***** SOURCE EXCERPT *****

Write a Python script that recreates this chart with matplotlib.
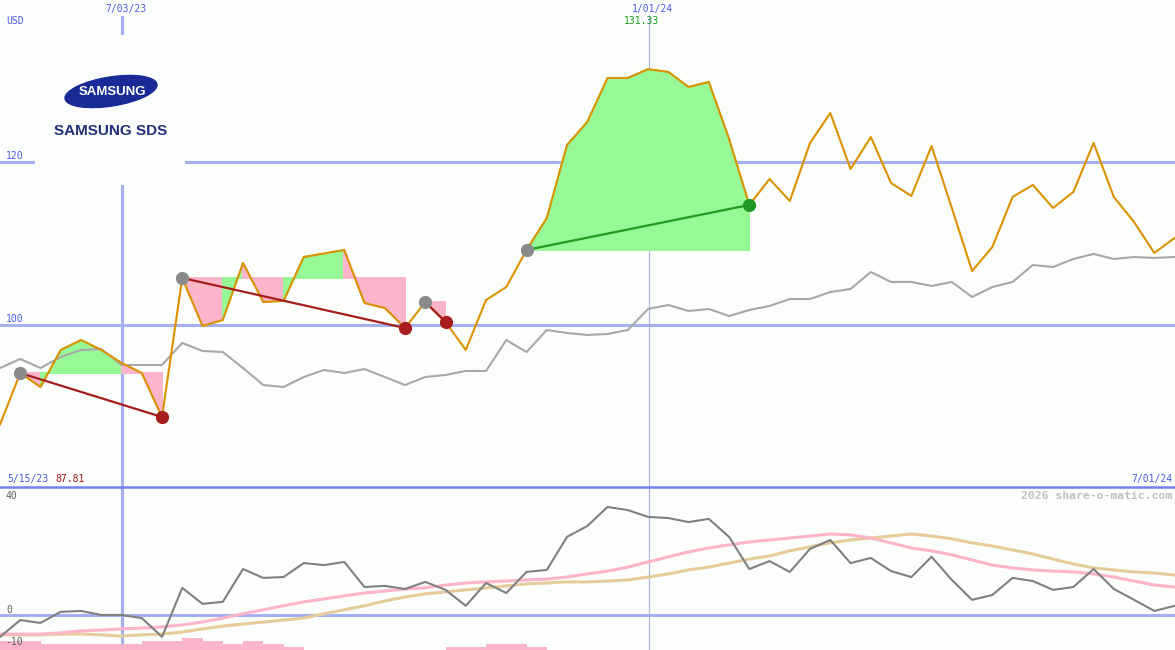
import numpy as np
import matplotlib
matplotlib.use('Agg')
import matplotlib.pyplot as plt
from matplotlib.patches import Ellipse, Rectangle

# weekly close, SAMSUNG SDS (USD), 5/15/23 .. 7/01/24
price = [87.81, 94.12, 92.41, 96.94, 98.16, 96.94, 95.35, 94.12, 88.73, 105.76,
         99.88, 100.61, 107.59, 102.82, 102.94, 108.33, 108.76, 109.19, 102.69, 102.08,
         99.63, 102.82, 100.37, 96.94, 103.06, 104.65, 109.19, 113.10, 122.05, 124.86,
         130.25, 130.25, 131.33, 130.99, 129.15, 129.76, 122.78, 114.70, 117.88, 115.19,
         122.29, 125.96, 119.11, 123.02, 117.39, 115.80, 121.92, 114.33, 106.61, 109.55,
         115.68, 117.15, 114.33, 116.29, 122.29, 115.68, 112.61, 108.82, 110.66]

# comparison index, rescaled to the same axis
benchmark = [94.73, 95.84, 94.73, 96.08, 96.94, 97.06, 95.10, 95.10, 95.10, 97.80,
             96.82, 96.69, 94.73, 92.65, 92.41, 93.63, 94.49, 94.12, 94.61, 93.63,
             92.65, 93.63, 93.88, 94.37, 94.37, 98.16, 96.69, 99.39, 99.02, 98.78,
             98.90, 99.39, 101.96, 102.45, 101.71, 101.96, 101.10, 101.84, 102.33, 103.18,
             103.18, 104.04, 104.41, 106.49, 105.27, 105.27, 104.78, 105.27, 103.43, 104.65,
             105.27, 107.35, 107.10, 108.08, 108.70, 108.08, 108.33, 108.21, 108.33]

# lower panel oscillator and its two averages
osc = [-7.7, -1.8, -2.8, 1.1, 1.4, 0.0, 0.0, -1.1, -7.7, 9.5,
       3.9, 4.6, 16.1, 13.0, 13.3, 18.2, 17.5, 18.6, 9.8, 10.2,
       9.1, 11.6, 8.8, 3.2, 11.2, 7.7, 15.1, 15.8, 27.4, 31.2,
       37.9, 36.8, 34.4, 34.0, 32.6, 33.7, 27.4, 16.1, 18.9, 15.1,
       23.2, 26.3, 18.2, 20.0, 15.4, 13.3, 20.4, 12.3, 5.3, 7.0,
       13.0, 11.9, 8.8, 9.8, 16.1, 9.1, 5.3, 1.4, 3.2]

osc_fast = [-6.7, -6.7, -6.7, -6.3, -5.6, -5.3, -4.9, -4.6, -4.2, -3.5,
            -2.5, -1.1, 0.4, 1.8, 3.2, 4.6, 5.6, 6.7, 7.7, 8.4,
            9.1, 9.5, 10.5, 11.2, 11.6, 11.9, 12.3, 12.6, 13.3, 14.4,
            15.4, 16.8, 18.6, 20.4, 22.1, 23.5, 24.6, 25.6, 26.3, 27.0,
            27.7, 28.4, 28.1, 27.0, 25.3, 23.5, 22.5, 21.1, 19.3, 17.5,
            16.5, 15.8, 15.4, 15.1, 14.4, 13.3, 11.9, 10.5, 9.8]

osc_slow = [-7.0, -7.0, -7.0, -6.7, -6.7, -7.0, -7.4, -7.0, -6.7, -6.0,
            -4.9, -3.9, -3.2, -2.5, -1.8, -1.1, 0.4, 1.8, 3.2, 4.9,
            6.3, 7.4, 8.1, 8.8, 9.5, 10.2, 10.9, 11.2, 11.6, 11.6,
            11.9, 12.3, 13.3, 14.4, 15.8, 16.8, 18.2, 19.6, 20.7, 22.5,
            23.9, 25.3, 26.3, 27.0, 27.7, 28.4, 27.7, 26.7, 25.3, 24.2,
            22.8, 21.4, 19.6, 17.9, 16.5, 15.8, 15.1, 14.7, 14.0]

# small pink blocks along the bottom (one per week)
bars = [3.2, 3.2, 2.1, 2.1, 2.1, 2.1, 2.1, 3.2, 3.2, 4.2,
        3.2, 2.1, 3.2, 2.1, 1.1, 0, 0, 0, 0, 0,
        0, 0, 1.1, 1.1, 2.1, 2.1, 1.1, 0, 0, 0,
        0, 0, 0, 0, 0, 0, 0, 0, 0, 0,
        0, 0, 0, 0, 0, 0, 0, 0, 0, 0,
        0, 0, 0, 0, 0, 0, 0, 0]

# trades: entry week -> exit week
trade_start = [1, 9, 21, 26]
trade_end = [8, 20, 22, 37]

BG = '#fbfefb'
GRID = '#a3b1f2'
PINK = '#fbb5ca'
LGREEN = '#96f996'
BLUE_TXT = '#4a5ae6'
MONO = 'DejaVu Sans Mono'

x = np.arange(len(price))

fig = plt.figure(figsize=(11.75, 6.5), dpi=100)
fig.patch.set_facecolor(BG)

ax = fig.add_axes([0, 163 / 650, 1, 487 / 650])
ax2 = fig.add_axes([0, 0, 1, 163 / 650])
for a in (ax, ax2):
    a.set_axis_off()
    a.set_xlim(0, 58.02)
ax.set_ylim(80.16, 139.8)
ax2.set_ylim(-12.3, 44.9)

# grid
ax.axhline(100, color=GRID, lw=2.2, zorder=1)
ax.axhline(120, color=GRID, lw=2.2, zorder=1)
ax.axvline(6, ymax=1 - 17 / 487, color=GRID, lw=2.2, zorder=1)
ax.axvline(32.05, ymax=1 - 15 / 487, color='#a8b0e6', lw=0.8, zorder=1)

# trade areas, coloured per segment
for s, e in zip(trade_start, trade_end):
    level = price[s]
    for i in range(s, e):
        col = LGREEN if price[i + 1] > level else PINK
        ax.fill([i, i, i + 1, i + 1], [level, price[i], price[i + 1], level],
                facecolor=col, edgecolor=col, lw=0.6, antialiased=False, zorder=2)

ax.plot(x, benchmark, color='#a8a8a8', lw=1.5, zorder=3)
ax.plot(x, price, color='#dc9200', lw=1.5, zorder=4)

for s, e in zip(trade_start, trade_end):
    win = price[e] > price[s]
    lc = '#229a22' if win else '#a51d1d'
    ax.plot([s, e], [price[s], price[e]], color=lc, lw=1.6, zorder=5)
    ax.plot(s, price[s], 'o', color='#8a8a8a', ms=8.5, zorder=6)
    ax.plot(e, price[e], 'o', color=lc, ms=8.5, zorder=6)

# lower panel
ax2.axhline(0, color=GRID, lw=2.2, zorder=1)
ax2.axvline(6, ymin=7 / 163, color=GRID, lw=2.2, zorder=1)
ax2.axvline(32.05, color='#a8b0e6', lw=0.8, zorder=1)
ax2.bar(x[:-1], bars, width=1, align='edge', bottom=-12.3, color=PINK, lw=0,
        antialiased=False, zorder=2)
ax2.plot(x, osc_slow, color='#e6cc9a', lw=2.2, zorder=3)
ax2.plot(x, osc_fast, color='#fbb4c8', lw=2.2, zorder=3)
ax2.plot(x, osc, color='#808080', lw=1.5, zorder=4)

# overlay in pixel units for labels and logo
ov = fig.add_axes([0, 0, 1, 1])
ov.set_xlim(0, 1175)
ov.set_ylim(650, 0)
ov.set_axis_off()
ov.patch.set_alpha(0)

ov.plot([0, 1175], [487, 487], color='#7282ee', lw=1.8)
ov.add_patch(Rectangle((35, 35), 150, 150, color=BG, lw=0))

ov.add_patch(Ellipse((111, 91.5), 93, 29, angle=-9, color='#1a2b98'))
ov.text(112, 92, 'SAMSUNG', color='white', fontsize=9.5, fontweight='bold',
        family='Liberation Sans', ha='center', va='center')
ov.text(111, 131, 'SAMSUNG SDS', color='#1f2f78', fontsize=11, fontweight='bold',
        family='Liberation Sans', ha='center', va='center')

ov.text(6, 21, 'USD', color=BLUE_TXT, fontsize=7, family=MONO, va='center')
ov.text(125.5, 9, '7/03/23', color=BLUE_TXT, fontsize=7, family=MONO, ha='center', va='center')
ov.text(652.5, 9, '1/01/24', color=BLUE_TXT, fontsize=7, family=MONO, ha='center', va='center')
ov.text(641, 21, '131.33', color='#1a9a1a', fontsize=7, family=MONO, ha='center', va='center')
ov.text(6, 156, '120', color=BLUE_TXT, fontsize=7, family=MONO, va='center')
ov.text(6, 319.5, '100', color=BLUE_TXT, fontsize=7, family=MONO, va='center')
ov.text(7, 479, '5/15/23', color=BLUE_TXT, fontsize=7, family=MONO, va='center')
ov.text(55, 479, '87.81', color='#a01818', fontsize=7, family=MONO, va='center')
ov.text(1172, 479, '7/01/24', color=BLUE_TXT, fontsize=7, family=MONO, ha='right', va='center')
ov.text(1172, 496, '2026 share-o-matic.com', color='#c0c0c0', fontsize=8.2, family=MONO,
        fontweight='bold', ha='right', va='center')
ov.text(6, 496, '40', color='#606060', fontsize=7, family=MONO, va='center')
ov.text(6, 610, '0', color='#606060', fontsize=7, family=MONO, va='center')
ov.text(5, 642, '-10', color='#606060', fontsize=7, family=MONO, va='center')

fig.savefig('out.png', dpi=100, facecolor=BG)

*****

● TASK
Reproduce the material above exactly, first line through the line that contains "112.61, 108.82, 110.66]", minus the pictures.

● EXERCISE SOLUTION
Write a Python script that recreates this chart with matplotlib.
import numpy as np
import matplotlib
matplotlib.use('Agg')
import matplotlib.pyplot as plt
from matplotlib.patches import Ellipse, Rectangle

# weekly close, SAMSUNG SDS (USD), 5/15/23 .. 7/01/24
price = [87.81, 94.12, 92.41, 96.94, 98.16, 96.94, 95.35, 94.12, 88.73, 105.76,
         99.88, 100.61, 107.59, 102.82, 102.94, 108.33, 108.76, 109.19, 102.69, 102.08,
         99.63, 102.82, 100.37, 96.94, 103.06, 104.65, 109.19, 113.10, 122.05, 124.86,
         130.25, 130.25, 131.33, 130.99, 129.15, 129.76, 122.78, 114.70, 117.88, 115.19,
         122.29, 125.96, 119.11, 123.02, 117.39, 115.80, 121.92, 114.33, 106.61, 109.55,
         115.68, 117.15, 114.33, 116.29, 122.29, 115.68, 112.61, 108.82, 110.66]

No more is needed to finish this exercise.